Today’s post comes from Education Speaks editorial board member Christine Geraci.
Last week, we talked about whether or not we should feel guilty about “digitally distracting” our children with mobile devices and educational apps. Today, I’d like to riff off of that a bit and shine the spotlight on the digital prowess of our soon-to-be high school graduates.
Most high school students I encounter have smartphones and tablets, or at least know how to use them. Ever see two teenagers texting or Facebooking one another in the same room? Yeah, I see a lot of that too. Regardless: Knowing your way around mobile technology and social media is definitely a marketable skill for any college- or workforce-bound senior.
But is it going to land a kid a job? According to this study, probably not.
The Millenial Branding and Experience Inc. study, released May 14, shows an overwhelming majority of employers surveyed (as in, more than 92 percent) cite basic communication skills, a positive attitude and teamwork skills as absolutely essential to landing entry-level positions.

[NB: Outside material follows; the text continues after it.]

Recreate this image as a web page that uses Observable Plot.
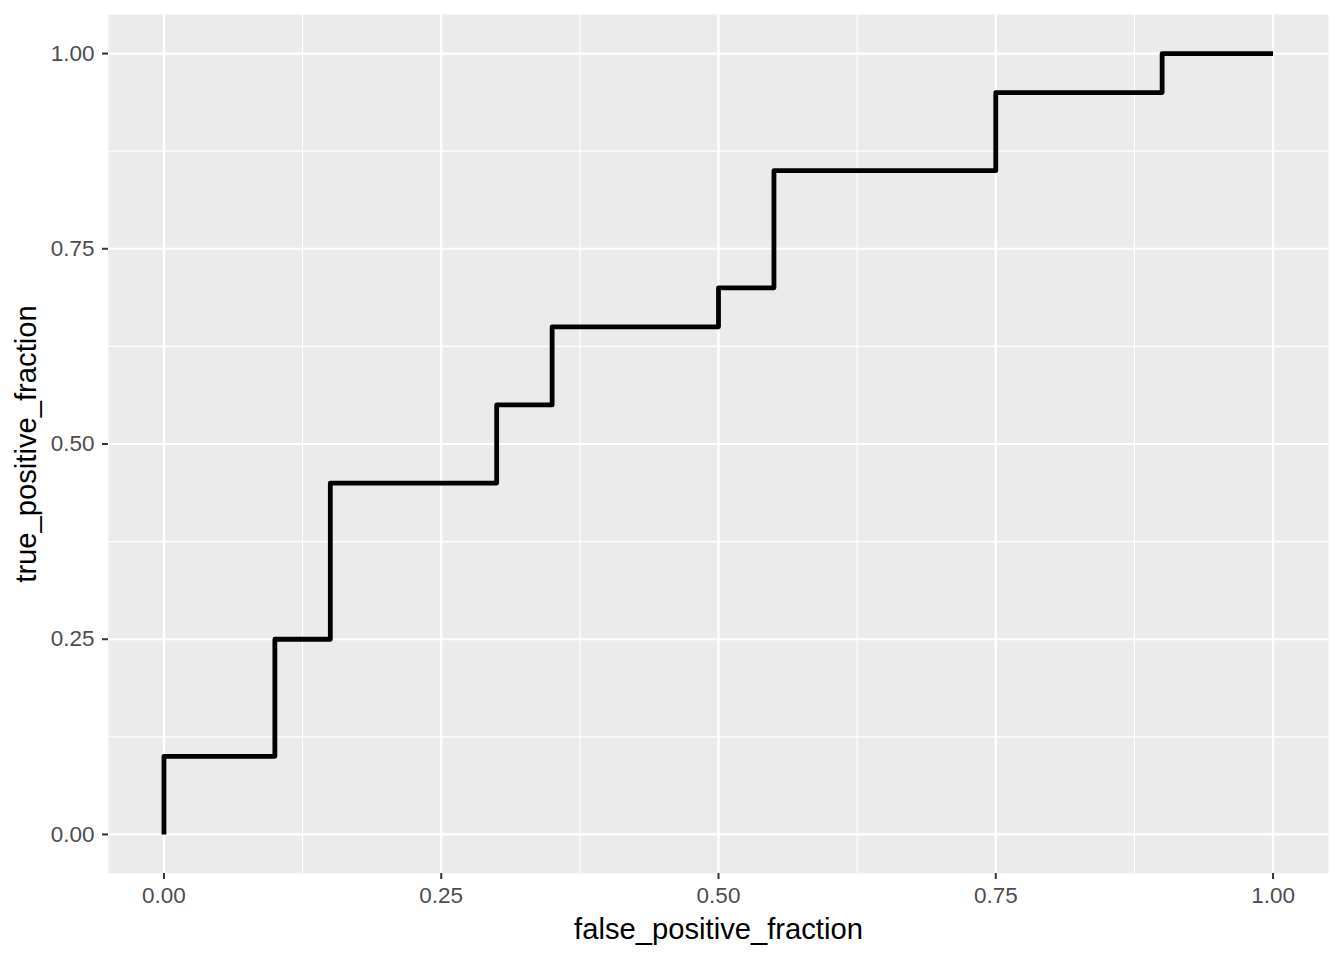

A few months ago, I moderated a discussion between residents at a school budget community conversation hosted by one of the school districts in our region. When asked to provide feedback on the district’s overall curriculum, a significant number said they wanted to see more emphasis on building soft skills such as writing and oral communication.
One local business owner sitting at my table said he wanted to hire local high school students, but often refrained because they didn’t look customers in the eye when speaking to them, and wrote in abbreviated ‘text speak.’ In his opinion, this was a direct result of too much exposure to tech gadgets and social media. Although he agreed digital tools have their place in education, basic writing and speaking skills – you know, with regular pencils and actual voices — shouldn’t take a backseat as a result.
What do you think of his opinion?
And based on the results of the Milennial Branding study, how do you think digital technology helps or hinders the building of soft skills employers want in new hires?